Supported by: The British Science Festival team
Aim of the Sections:
Since the foundation of the British Science Festival (formerly the BA Festival of Science and annual meeting), the Section committees have played a crucial role in developing the Festival programme, organising talks, demonstrations, field excursions, exhibitions and other activities. While involvement from external organisations has increased in recent years, the Sections remain a major basis of continuity in the British Science Association's structure and activities.
There are currently 16 Sections, intended to represent the complete scientific community. The task of each section is to create a programme which appeals to all the British Science Association's audiences, and they are strongly encouraged to work with other Sections and relevant professional bodies in developing their programme. The Sections’ events also serve as a showcase for their discipline.
What Sections have to offer volunteers:
Being involved in a Section is unlike most other committee experiences. It is voluntary, time consuming for relatively short periods, but during those periods is extremely engaging and rewarding, giving you responsibility over bringing areas of your discipline to the wider public. It provides opportunities to make contact with a wide range of people from multiple fields at various levels of their career, exposing you to new ideas and developments within your own and other disciplines.
Where are they based?
Much communication between Section committee members is done virtually, however regular planning meetings are necessary which will take place at a location most convenient for all members and therefore varies between Sections. Depending on Section arrangements, most Section committee members will be required to attend the British Science Festival in September.
In addition, Section Recorders (see below) are requested to attend two meetings a year with the British Science Festival team. One will be in London in spring, the other at the Festival itself.
Level of Commitment:
This varies depending on position held within the Section, as outlined below.
The process adopted is informal, depending on the Section’s requirements. Direct approaches to the relevant Section Recorder or to the British Science Festival team are welcomed, while many Sections seek applicants through their own contacts and advertisements will be placed on the British Science Association Volunteers webpages.
This is the core role, and the longest serving – normally five years. The Recorder has overall responsibility for all aspects of the Section, including acting as the main liaison with the British Science Association Head Office, and coordinates the programme seeing it through to completion.
Typically Recorders are people in early to mid career who have established themselves in their own field and therefore have a sense of who is doing what in their area and have a network of connections. An incoming Recorder will ideally have at least one year’s experience on the Section committee so they have better understanding of the role and the Section’s aims. A recorder needs to be comfortable in dealing with their team, effective in maintaining communication channels and organised in coordinating information.

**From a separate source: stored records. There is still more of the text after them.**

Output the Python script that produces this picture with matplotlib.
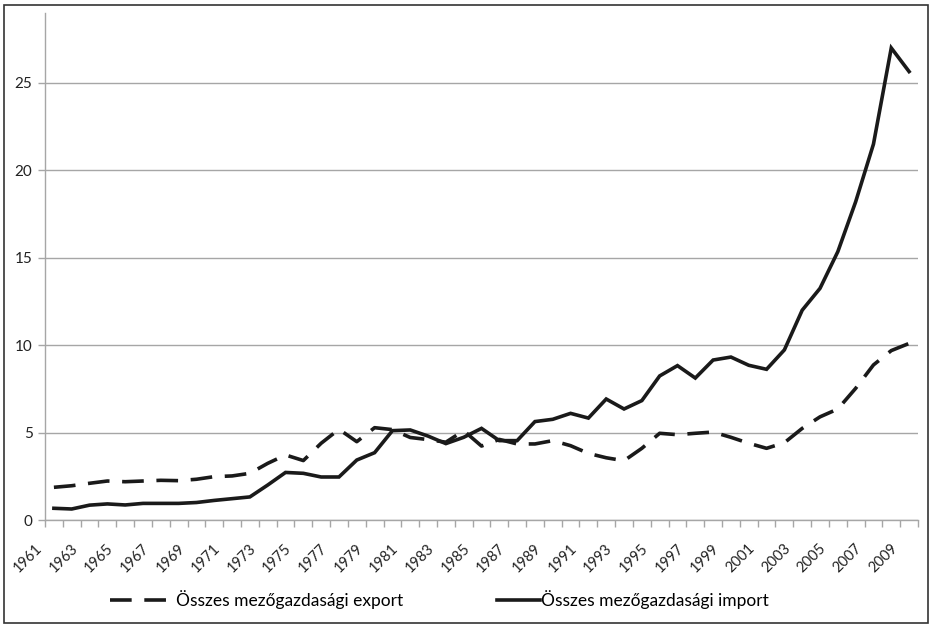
import matplotlib
matplotlib.use("Agg")
import matplotlib.pyplot as plt
from matplotlib.patches import Rectangle
from matplotlib.transforms import ScaledTranslation, blended_transform_factory
import numpy as np

years = list(range(1961, 2010))
export_vals = [1.87, 1.96, 2.10, 2.23, 2.19, 2.23, 2.27, 2.25, 2.33, 2.48,
               2.52, 2.67, 3.24, 3.72, 3.40, 4.39, 5.19, 4.48, 5.28, 5.17,
               4.72, 4.60, 4.45, 5.11, 4.23, 4.61, 4.35, 4.35, 4.54, 4.25,
               3.81, 3.56, 3.39, 4.10, 4.96, 4.88, 4.96, 5.03, 4.73, 4.39,
               4.10, 4.42, 5.24, 5.90, 6.35, 7.53, 8.87, 9.69, 10.1]
import_vals = [0.67, 0.63, 0.85, 0.92, 0.86, 0.95, 0.95, 0.95, 1.00, 1.12,
               1.22, 1.32, 2.00, 2.72, 2.67, 2.46, 2.46, 3.43, 3.85, 5.11,
               5.15, 4.80, 4.37, 4.73, 5.24, 4.54, 4.54, 5.63, 5.76, 6.10,
               5.83, 6.92, 6.35, 6.83, 8.24, 8.83, 8.12, 9.15, 9.32, 8.85,
               8.62, 9.73, 12.0, 13.25, 15.35, 18.2, 21.5, 27.0, 25.65]
export_label = "Összes mezőgazdasági export"
import_label = "Összes mezőgazdasági import"
y_ticks = [0, 5, 10, 15, 20, 25]

plt.rcParams['font.family'] = ['Lato', 'DejaVu Sans']

fig = plt.figure(figsize=(9.32, 6.24), dpi=100)
ax = fig.add_axes([45/932, 1 - 520/624, (918 - 45)/932, (520 - 13)/624])

x = np.arange(len(years))
l_exp, = ax.plot(x, export_vals, color='#1a1a1a', lw=2.6, dashes=(6, 3.5),
                 label=export_label, solid_joinstyle='miter')
l_imp, = ax.plot(x, import_vals, color='#1a1a1a', lw=2.6, label=import_label,
                 solid_joinstyle='miter')

ax.set_xlim(-0.5, len(years) - 0.5)
ax.set_ylim(0, 29)

ax.set_yticks(y_ticks)
ax.set_yticklabels([str(v) for v in y_ticks], fontsize=11, color='#222222')
ax.yaxis.grid(True, color='#a6a6a6', lw=1)
ax.set_axisbelow(True)

# category axis: tick marks between categories, rotated labels every 2 years
ax.set_xticks(np.arange(len(years) + 1) - 0.5)
ax.set_xticklabels([])
ax.tick_params(axis='x', length=5, color='#a6a6a6', width=1)
ax.tick_params(axis='y', length=5, color='#a6a6a6', width=1, pad=4)

trans = blended_transform_factory(ax.transData, ax.transAxes) + \
    ScaledTranslation(-9/100, -21/100, fig.dpi_scale_trans)
for i in x[::2]:
    ax.text(i, 0, str(years[i]), transform=trans, rotation=45, ha='right',
            va='top', fontsize=10.5, color='#222222', clip_on=False)

for s in ['top', 'right']:
    ax.spines[s].set_visible(False)
for s in ['left', 'bottom']:
    ax.spines[s].set_color('#a6a6a6')
    ax.spines[s].set_linewidth(1)

leg1 = fig.legend(handles=[l_exp], loc='center left',
                  bbox_to_anchor=(110/932, 1 - 600/624), frameon=False,
                  fontsize=12.5, handlelength=3.75, handletextpad=0.05,
                  borderaxespad=0, borderpad=0)
leg2 = fig.legend(handles=[l_imp], loc='center left',
                  bbox_to_anchor=(497/932, 1 - 600/624), frameon=False,
                  fontsize=12.5, handlelength=2.5, handletextpad=0.05,
                  borderaxespad=0, borderpad=0)

fig.patches.append(Rectangle((0.004, 0.002), 0.992, 0.99, transform=fig.transFigure,
                             fill=False, edgecolor='#333333', lw=1.2))

fig.savefig("out.png", dpi=100)
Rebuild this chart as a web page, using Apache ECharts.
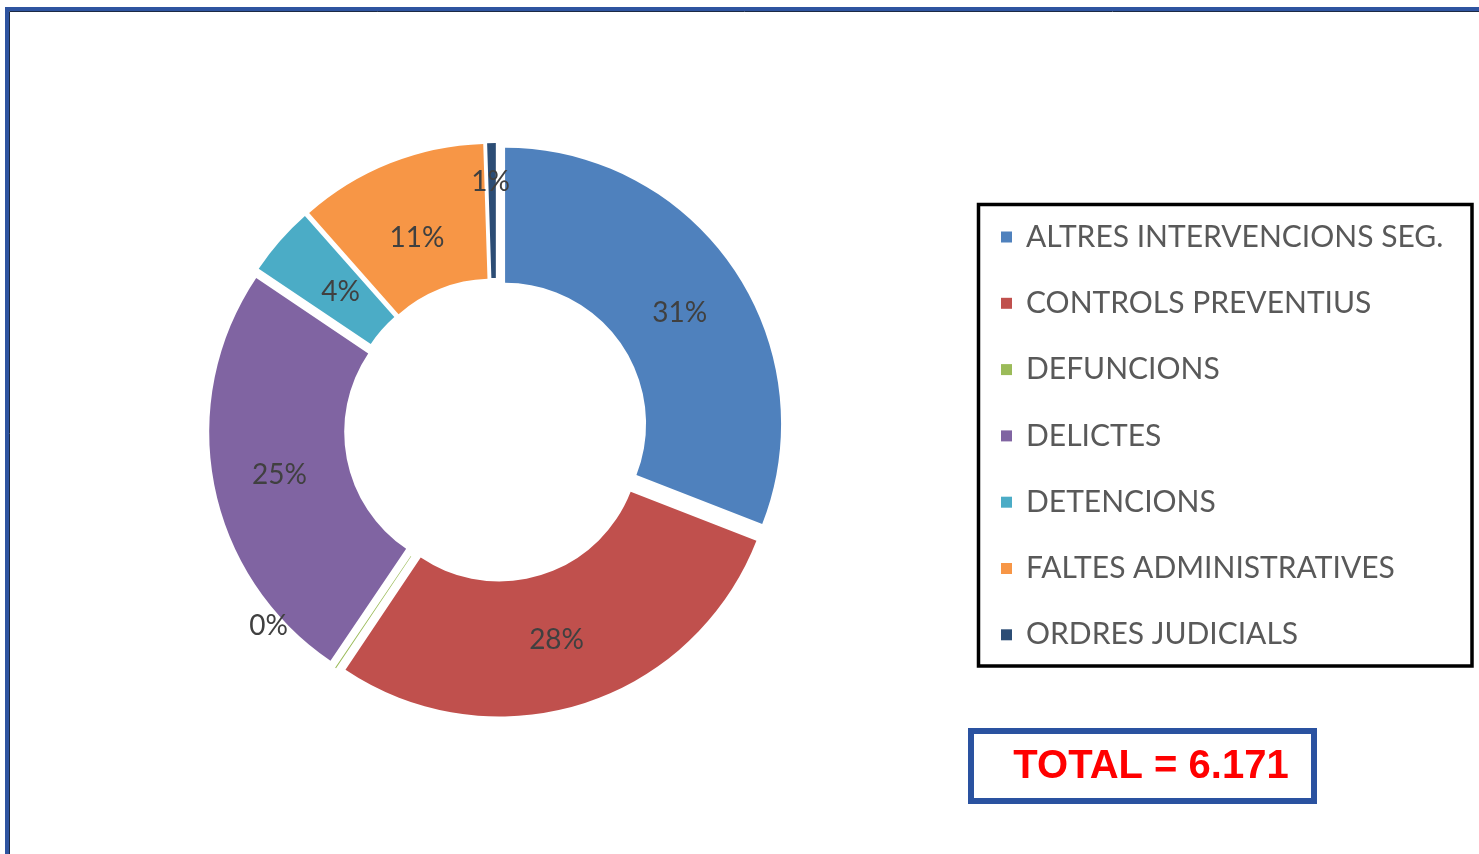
<!DOCTYPE html>
<html><head><meta charset="utf-8">
<script src="https://cdn.jsdelivr.net/npm/echarts@6/dist/echarts.min.js"></script>
<style>html,body{margin:0;padding:0;background:#fff}#c{width:1479px;height:854px}</style>
</head><body><div id="c"></div>
<script>
const categories = ['ALTRES INTERVENCIONS SEG.','CONTROLS PREVENTIUS','DEFUNCIONS','DELICTES','DETENCIONS','FALTES ADMINISTRATIVES','ORDRES JUDICIALS'];
const values = [1908, 1758, 4, 1540, 250, 680, 31];
const colors = ['#4F81BD','#C0504D','#9BBB59','#8064A2','#4BACC6','#F79646','#2C4D75'];

const total = values.reduce((a,b)=>a+b,0);
const totalText = 'TOTAL = ' + total.toString().replace(/\B(?=(\d{3})+(?!\d))/g,'.');

const labelShift = {0:[0,9], 1:[-6,-2], 2:[-103,11], 3:[2,3], 4:[12,9], 5:[3,15], 6:[-2,-26]};

const chart = echarts.init(document.getElementById('c'), null, {renderer:'canvas'});
chart.setOption({
  animation:false,
  backgroundColor:'#fff',
  color: colors,
  graphic:[
    {type:'rect', z:0, shape:{x:7,y:9,width:1500,height:900}, style:{fill:'none',stroke:'#2E54A0',lineWidth:4}},
    {type:'rect', z:0, shape:{x:9.5,y:11.5,width:1500,height:900}, style:{fill:'none',stroke:'#1c2a44',lineWidth:1}},
    {type:'rect', z:0, shape:{x:978.5,y:204.5,width:493.5,height:461.5}, style:{fill:'none',stroke:'#000',lineWidth:3.5}},
    {type:'rect', z:0, shape:{x:971,y:731,width:343,height:70}, style:{fill:'#fff',stroke:'#2A52A0',lineWidth:6}},
    {type:'text', z:2, x:1151, y:767, style:{text: totalText, fill:'#FF0000', font:'bold 40px "Liberation Sans", Arial, sans-serif', align:'center', verticalAlign:'middle'}}
  ],
  legend:{
    orient:'vertical', left:996, top:217,
    selectedMode:false,
    icon:'rect', itemWidth:11, itemHeight:11, itemGap:36.3,
    data: categories,
    textStyle:{color:'#595959', fontSize:30, fontFamily:'Lato, sans-serif', lineHeight:30, padding:[0,0,0,9]}
  },
  series:[{
    type:'pie',
    center:[496,430],
    radius:[141,276],
    startAngle:90,
    clockwise:true,
    selectedMode:'multiple',
    selectedOffset:11,
    avoidLabelOverlap:false,
    emphasis:{scale:false, disabled:true},
    itemStyle:{borderWidth:0},
    label:{
      show:true, position:'inside', color:'#404040', fontSize:28, fontFamily:'Lato, sans-serif',
      formatter: p => Math.round(p.value/total*100) + '%'
    },
    labelLine:{show:false},
    labelLayout: function(params){
      const s = labelShift[params.dataIndex];
      return s ? {dx:s[0], dy:s[1]} : {};
    },
    data: categories.map((n,i)=>({name:n, value:values[i], selected:true}))
  }]
});
</script></body></html>
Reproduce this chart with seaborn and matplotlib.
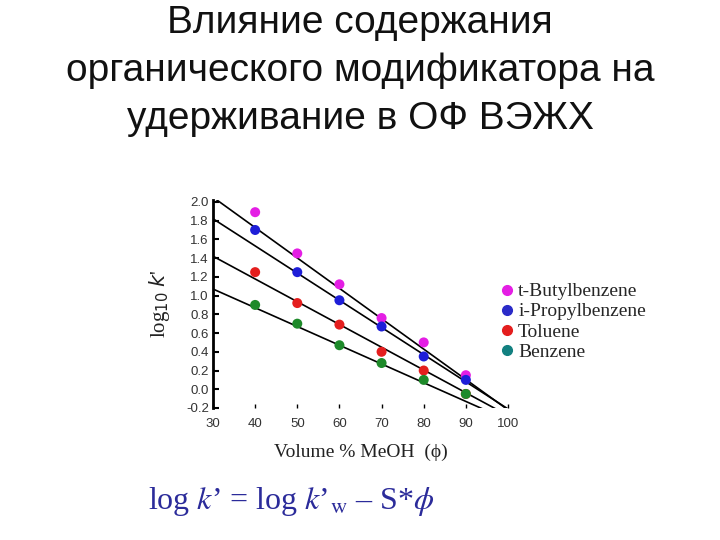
import numpy as np
import pandas as pd
import matplotlib
matplotlib.use("Agg")
import matplotlib.pyplot as plt
import seaborn as sns
from matplotlib.lines import Line2D

# ---- data ----
phi = [40, 50, 60, 70, 80, 90]
t_butyl = [1.89, 1.45, 1.12, 0.76, 0.50, 0.15]
i_propyl = [1.70, 1.25, 0.95, 0.67, 0.35, 0.10]
toluene = [1.25, 0.92, 0.69, 0.40, 0.20, -0.05]
benzene = [0.90, 0.70, 0.47, 0.28, 0.10, -0.05]
names = ["t-Butylbenzene", "i-Propylbenzene", "Toluene", "Benzene"]
# fitted lines: value at phi = 30 and phi = 100
line_x = [30, 100]
line_t_butyl = [2.05, -0.22]
line_i_propyl = [1.82, -0.21]
line_toluene = [1.42, -0.28]
line_benzene = [1.07, -0.33]

point_colors = ["#e41ee4", "#1e1ed8", "#e41e1e", "#1e8a2a"]
legend_colors = ["#e41ee4", "#2a2ac8", "#e41e1e", "#128080"]

series = [t_butyl, i_propyl, toluene, benzene]
lines = [line_t_butyl, line_i_propyl, line_toluene, line_benzene]
df = pd.DataFrame({
    "phi": phi * 4,
    "logk": sum(series, []),
    "compound": sum([[n] * len(phi) for n in names], []),
})
dfl = pd.DataFrame({
    "phi": line_x * 4,
    "logk": sum(lines, []),
    "compound": sum([[n] * 2 for n in names], []),
})

sns.set_theme(style="white")
plt.rcParams["font.family"] = ["Liberation Sans", "DejaVu Sans"]

fig = plt.figure(figsize=(7.2, 5.4), dpi=100)
ax = fig.add_axes([213 / 720, 1 - 408 / 540, (508 - 213) / 720, (408 - 200) / 540])

sns.lineplot(data=dfl, x="phi", y="logk", units="compound", estimator=None,
             color="black", lw=1.2, ax=ax, legend=False)
sns.scatterplot(data=df, x="phi", y="logk", hue="compound", palette=point_colors,
                s=52, edgecolor="none", ax=ax, legend=False, zorder=3)

ax.set_xlim(30, 100)
ax.set_ylim(-0.2, 2.02)
ax.set_xticks([30, 40, 50, 60, 70, 80, 90, 100])
yt = np.round(np.arange(-0.2, 2.01, 0.2), 1)
ax.set_yticks(yt)
ax.set_yticklabels([f"{v:.1f}" for v in yt])
for s in ["top", "right", "bottom"]:
    ax.spines[s].set_visible(False)
ax.spines["left"].set_color("black")
ax.spines["left"].set_linewidth(2)
ax.tick_params(axis="y", direction="in", length=4, width=1.5, color="black",
               labelsize=9.5, labelcolor="#333333", pad=3, left=True)
ax.tick_params(axis="x", direction="in", length=3, width=1, color="black",
               labelsize=9.5, labelcolor="#333333", pad=7, bottom=True)
ax.set_xlabel("Volume % MeOH  (\u03d5)", family="Liberation Serif", fontsize=14,
              color="#222222", labelpad=10)
ax.set_ylabel("log$_{10}$ $k$'", family="Liberation Serif", fontsize=15,
              color="#222222", labelpad=10)

handles = [Line2D([], [], marker="o", ls="", color=c, markersize=7) for c in legend_colors]
fig.legend(handles, names, loc="upper left", bbox_to_anchor=(488 / 720, 1 - 273 / 540),
           frameon=False, handletextpad=0.05, labelspacing=0.13, borderpad=0,
           handlelength=1.0, prop={"family": "Liberation Serif", "size": 14})

fig.text(0.5, 1 - 23 / 540, "Влияние содержания", ha="center", va="center",
         fontsize=28, color="#111111")
fig.text(0.5, 1 - 71 / 540, "органического модификатора на", ha="center", va="center",
         fontsize=28, color="#111111")
fig.text(0.5, 1 - 119 / 540, "удерживание в ОФ ВЭЖХ", ha="center", va="center",
         fontsize=28, color="#111111")

fig.text(148 / 720, 1 - 502 / 540,
         "log $k$\u2019 = log $k$\u2019$_{\\rm w}$ \u2013 S*$\\phi$",
         ha="left", va="center", fontsize=23, color="#2b2b9a",
         family="Liberation Serif", math_fontfamily="stix")

fig.savefig("out.png", dpi=100)
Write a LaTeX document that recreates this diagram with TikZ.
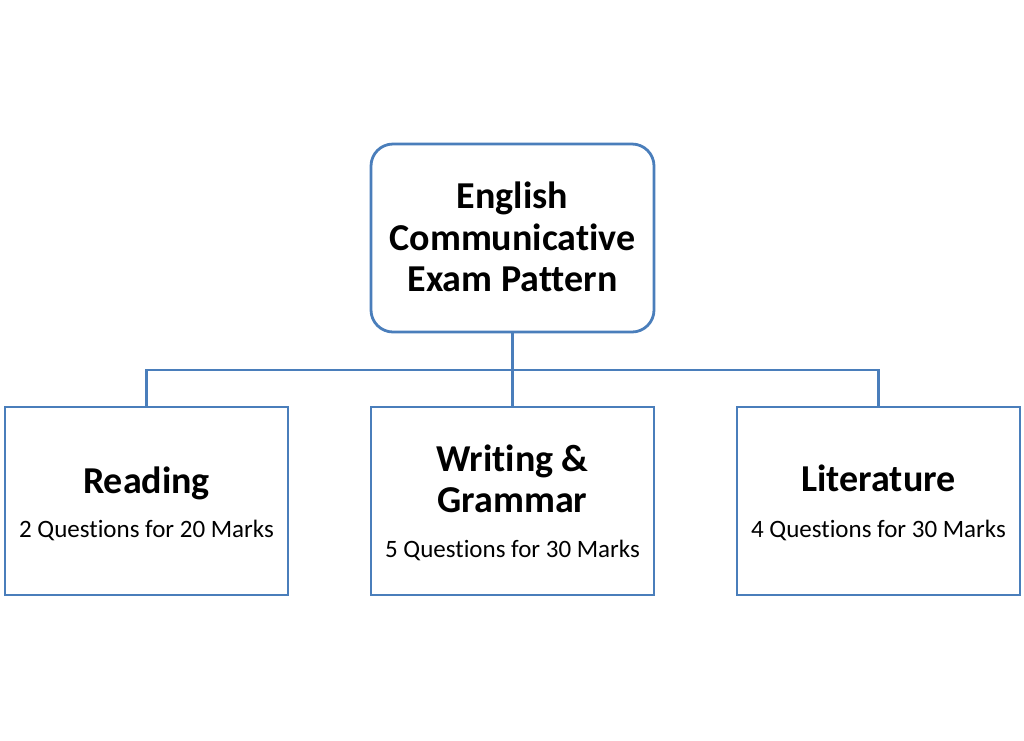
\documentclass[tikz,border=0pt]{standalone}
\usepackage{fontspec}
\setmainfont[Ligatures=NoCommon]{Carlito}
\definecolor{boxblue}{HTML}{4A7EBB}
\begin{document}
\begin{tikzpicture}[x=1pt,y=-1pt,
  box/.style={draw=boxblue,line width=2.8pt,fill=white,minimum width=283pt,minimum height=188pt,inner sep=0pt},
  conn/.style={draw=boxblue,line width=2.8pt},
  title/.style={font=\bfseries\fontsize{38}{41.5}\selectfont,align=center},
  sub/.style={font=\fontsize{25}{30}\selectfont}]
\useasboundingbox (0,0) rectangle (1024,740);
\node[box,rounded corners=22pt] (top) at (512.5,238) {};
\node[box] (left) at (146.5,501) {};
\node[box] (mid) at (512.5,501) {};
\node[box] (right) at (878.5,501) {};
\coordinate (bus) at (512.5,370);
\draw[conn] (top.south) -- (mid.north);
\draw[conn] (left.north) |- (bus) -| (right.north);
\node[title] (ttop) at (512.5,237) {English\\Communicative\\Exam Pattern};
\node[title] (tleft) at (146.5,483) {Reading};
\node[sub] (sleft) at (146.5,530) {2 Questions for 20 Marks};
\node[title] (tmid) at (512.5,479) {Writing \&\\Grammar};
\node[sub] (smid) at (512.5,550) {5 Questions for 30 Marks};
\node[title] (tright) at (878.5,478) {Literature};
\node[sub] (sright) at (878.5,530) {4 Questions for 30 Marks};
\end{tikzpicture}
\end{document}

The Section Presidents serve for one year, coming into office at the very end of the preceding Festival. It is a prestigious appointment, granted to those with high professional standing and visibility. Presidents are usually chosen by the Section committee for their expertise that fits within their particular choice of topic for their programme that year. Alternatively the President can direct the Section’s programme. Presidents do not have to be scholars in the formal sense but, given the high profile of the Presidential events at the Festival, it is vital they are good communicators as well as eminent in their field.
This is a vital role during the Festival, acting as the Section’s person on the ground. They should be located close to the host venue of the Festival so have knowledge of the local area, and are expected to visit and report back on venues allocated for the Section’s events. They are also integral to disseminating the Section programme around relevant university departments, local interest groups and higher education institutes, as well as suggesting marketing outlets.
Due to the local nature of the role, this tends to be a one year position. Local Secretaries tend to be recruited from the host university, but may also be from a local organisation such as a science centre, museum or SETPOINT.
The Communications Officers’ key responsibility is to coordinate their Section’s contact with the media, working closely with the British Science Association's Press Office. Speakers at the Festival are required to provide press papers for their talks and remain available for media contact if required. The Communications Officer should coordinate the provision of press papers and maintain contact details for all speakers for during the Festival.
An additional aspect to the role is to coordinate promotional strategies for the Section’s programme of events, and implementing these if required by the Section. It is not necessary for Communication Officers to have a specialist media/marketing background, but an interest in the media and communication in their field is desirable.
There are several other positions within the committees that the British Science Association does not require but many Sections find useful to have. Not least are general committee members who, while not having specific roles, often bring invaluable knowledge of particular areas or contacts that are useful when putting the Section’s programme together.
Experience and skills vary according to the role, as described above. A critical requirement for any Section member is they believe in the British Science Association’s objectives in terms of communicating all sciences to the public. However, the most important qualities are flexibility and enthusiasm!